─── Data section ───

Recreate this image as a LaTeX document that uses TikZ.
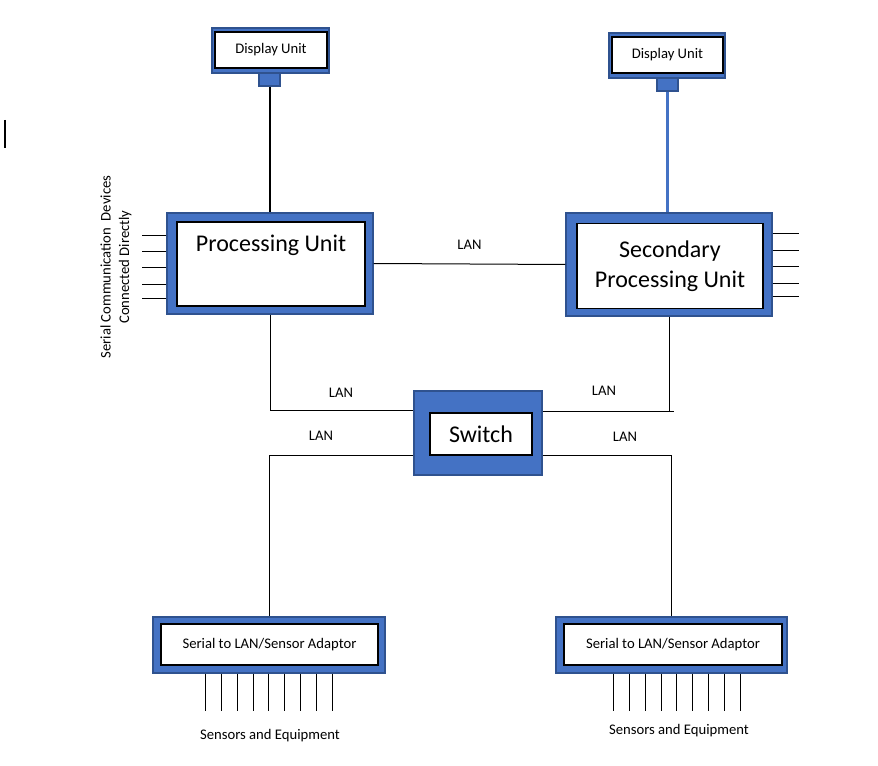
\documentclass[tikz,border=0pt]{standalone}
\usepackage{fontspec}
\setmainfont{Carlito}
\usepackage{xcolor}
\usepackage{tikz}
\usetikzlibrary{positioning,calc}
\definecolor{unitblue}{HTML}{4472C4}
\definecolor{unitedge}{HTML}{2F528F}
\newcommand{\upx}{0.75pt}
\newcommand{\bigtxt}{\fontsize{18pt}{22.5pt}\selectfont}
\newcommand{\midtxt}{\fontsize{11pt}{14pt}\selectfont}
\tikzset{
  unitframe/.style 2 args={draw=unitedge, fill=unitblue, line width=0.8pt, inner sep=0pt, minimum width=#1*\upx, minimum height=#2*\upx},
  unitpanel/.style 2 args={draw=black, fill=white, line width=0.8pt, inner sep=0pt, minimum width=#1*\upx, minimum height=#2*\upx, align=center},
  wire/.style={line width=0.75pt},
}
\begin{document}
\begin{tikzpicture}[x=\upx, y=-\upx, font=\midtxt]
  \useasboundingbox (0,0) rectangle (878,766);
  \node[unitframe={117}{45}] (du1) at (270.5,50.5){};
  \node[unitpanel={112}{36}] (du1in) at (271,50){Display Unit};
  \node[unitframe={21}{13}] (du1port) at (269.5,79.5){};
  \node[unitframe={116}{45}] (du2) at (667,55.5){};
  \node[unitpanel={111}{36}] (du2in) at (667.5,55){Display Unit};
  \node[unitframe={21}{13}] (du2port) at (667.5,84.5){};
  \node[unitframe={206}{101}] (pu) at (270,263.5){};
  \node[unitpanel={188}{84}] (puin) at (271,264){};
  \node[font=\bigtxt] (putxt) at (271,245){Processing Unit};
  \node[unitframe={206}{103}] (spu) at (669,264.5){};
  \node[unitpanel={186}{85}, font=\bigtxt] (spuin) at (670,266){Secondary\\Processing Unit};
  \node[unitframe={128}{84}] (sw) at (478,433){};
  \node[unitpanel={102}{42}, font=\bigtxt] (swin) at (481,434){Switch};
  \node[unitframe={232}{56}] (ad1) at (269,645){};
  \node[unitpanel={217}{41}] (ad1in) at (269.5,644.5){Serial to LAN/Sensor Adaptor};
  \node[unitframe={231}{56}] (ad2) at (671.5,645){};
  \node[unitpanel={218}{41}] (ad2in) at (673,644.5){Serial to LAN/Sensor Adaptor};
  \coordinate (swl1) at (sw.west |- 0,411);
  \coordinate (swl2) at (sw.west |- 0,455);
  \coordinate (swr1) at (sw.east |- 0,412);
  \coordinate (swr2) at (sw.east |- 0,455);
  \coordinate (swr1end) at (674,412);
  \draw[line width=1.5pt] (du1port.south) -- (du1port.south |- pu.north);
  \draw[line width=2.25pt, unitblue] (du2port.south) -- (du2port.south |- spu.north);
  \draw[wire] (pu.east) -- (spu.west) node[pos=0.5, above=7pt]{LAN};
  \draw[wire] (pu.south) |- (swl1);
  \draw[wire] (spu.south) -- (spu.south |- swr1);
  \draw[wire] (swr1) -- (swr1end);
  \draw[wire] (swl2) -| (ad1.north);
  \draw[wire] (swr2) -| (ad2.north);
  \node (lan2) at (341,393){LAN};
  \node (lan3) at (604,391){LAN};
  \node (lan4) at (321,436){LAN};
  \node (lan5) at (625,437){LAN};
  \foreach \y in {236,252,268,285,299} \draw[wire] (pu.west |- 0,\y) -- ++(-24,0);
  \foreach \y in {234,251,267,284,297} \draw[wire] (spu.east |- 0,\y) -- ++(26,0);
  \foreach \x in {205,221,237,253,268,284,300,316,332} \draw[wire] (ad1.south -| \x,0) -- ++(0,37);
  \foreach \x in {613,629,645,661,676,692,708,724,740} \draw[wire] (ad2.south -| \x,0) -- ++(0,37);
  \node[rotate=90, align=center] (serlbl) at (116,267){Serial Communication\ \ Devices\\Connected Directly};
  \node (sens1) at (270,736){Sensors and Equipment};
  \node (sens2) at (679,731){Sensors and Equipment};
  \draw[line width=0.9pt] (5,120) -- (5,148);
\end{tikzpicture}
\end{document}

───

To do:
Exclude the images and reproduce the remaining data exactly.

Written response:
Recreate this image as a LaTeX document that uses TikZ.
\documentclass[tikz,border=0pt]{standalone}
\usepackage{fontspec}
\setmainfont{Carlito}
\usepackage{xcolor}
\usepackage{tikz}
\usetikzlibrary{positioning,calc}
\definecolor{unitblue}{HTML}{4472C4}
\definecolor{unitedge}{HTML}{2F528F}
\newcommand{\upx}{0.75pt}
\newcommand{\bigtxt}{\fontsize{18pt}{22.5pt}\selectfont}
\newcommand{\midtxt}{\fontsize{11pt}{14pt}\selectfont}
\tikzset{
  unitframe/.style 2 args={draw=unitedge, fill=unitblue, line width=0.8pt, inner sep=0pt, minimum width=#1*\upx, minimum height=#2*\upx},
  unitpanel/.style 2 args={draw=black, fill=white, line width=0.8pt, inner sep=0pt, minimum width=#1*\upx, minimum height=#2*\upx, align=center},
  wire/.style={line width=0.75pt},
}
\begin{document}
\begin{tikzpicture}[x=\upx, y=-\upx, font=\midtxt]
  \useasboundingbox (0,0) rectangle (878,766);
  \node[unitframe={117}{45}] (du1) at (270.5,50.5){};
  \node[unitpanel={112}{36}] (du1in) at (271,50){Display Unit};
  \node[unitframe={21}{13}] (du1port) at (269.5,79.5){};
  \node[unitframe={116}{45}] (du2) at (667,55.5){};
  \node[unitpanel={111}{36}] (du2in) at (667.5,55){Display Unit};
  \node[unitframe={21}{13}] (du2port) at (667.5,84.5){};
  \node[unitframe={206}{101}] (pu) at (270,263.5){};
  \node[unitpanel={188}{84}] (puin) at (271,264){};
  \node[font=\bigtxt] (putxt) at (271,245){Processing Unit};
  \node[unitframe={206}{103}] (spu) at (669,264.5){};
  \node[unitpanel={186}{85}, font=\bigtxt] (spuin) at (670,266){Secondary\\Processing Unit};
  \node[unitframe={128}{84}] (sw) at (478,433){};
  \node[unitpanel={102}{42}, font=\bigtxt] (swin) at (481,434){Switch};
  \node[unitframe={232}{56}] (ad1) at (269,645){};
  \node[unitpanel={217}{41}] (ad1in) at (269.5,644.5){Serial to LAN/Sensor Adaptor};
  \node[unitframe={231}{56}] (ad2) at (671.5,645){};
  \node[unitpanel={218}{41}] (ad2in) at (673,644.5){Serial to LAN/Sensor Adaptor};
  \coordinate (swl1) at (sw.west |- 0,411);
  \coordinate (swl2) at (sw.west |- 0,455);
  \coordinate (swr1) at (sw.east |- 0,412);
  \coordinate (swr2) at (sw.east |- 0,455);
  \coordinate (swr1end) at (674,412);
  \draw[line width=1.5pt] (du1port.south) -- (du1port.south |- pu.north);
  \draw[line width=2.25pt, unitblue] (du2port.south) -- (du2port.south |- spu.north);
  \draw[wire] (pu.east) -- (spu.west) node[pos=0.5, above=7pt]{LAN};
  \draw[wire] (pu.south) |- (swl1);
  \draw[wire] (spu.south) -- (spu.south |- swr1);
  \draw[wire] (swr1) -- (swr1end);
  \draw[wire] (swl2) -| (ad1.north);
  \draw[wire] (swr2) -| (ad2.north);
  \node (lan2) at (341,393){LAN};
  \node (lan3) at (604,391){LAN};
  \node (lan4) at (321,436){LAN};
  \node (lan5) at (625,437){LAN};
  \foreach \y in {236,252,268,285,299} \draw[wire] (pu.west |- 0,\y) -- ++(-24,0);
  \foreach \y in {234,251,267,284,297} \draw[wire] (spu.east |- 0,\y) -- ++(26,0);
  \foreach \x in {205,221,237,253,268,284,300,316,332} \draw[wire] (ad1.south -| \x,0) -- ++(0,37);
  \foreach \x in {613,629,645,661,676,692,708,724,740} \draw[wire] (ad2.south -| \x,0) -- ++(0,37);
  \node[rotate=90, align=center] (serlbl) at (116,267){Serial Communication\ \ Devices\\Connected Directly};
  \node (sens1) at (270,736){Sensors and Equipment};
  \node (sens2) at (679,731){Sensors and Equipment};
  \draw[line width=0.9pt] (5,120) -- (5,148);
\end{tikzpicture}
\end{document}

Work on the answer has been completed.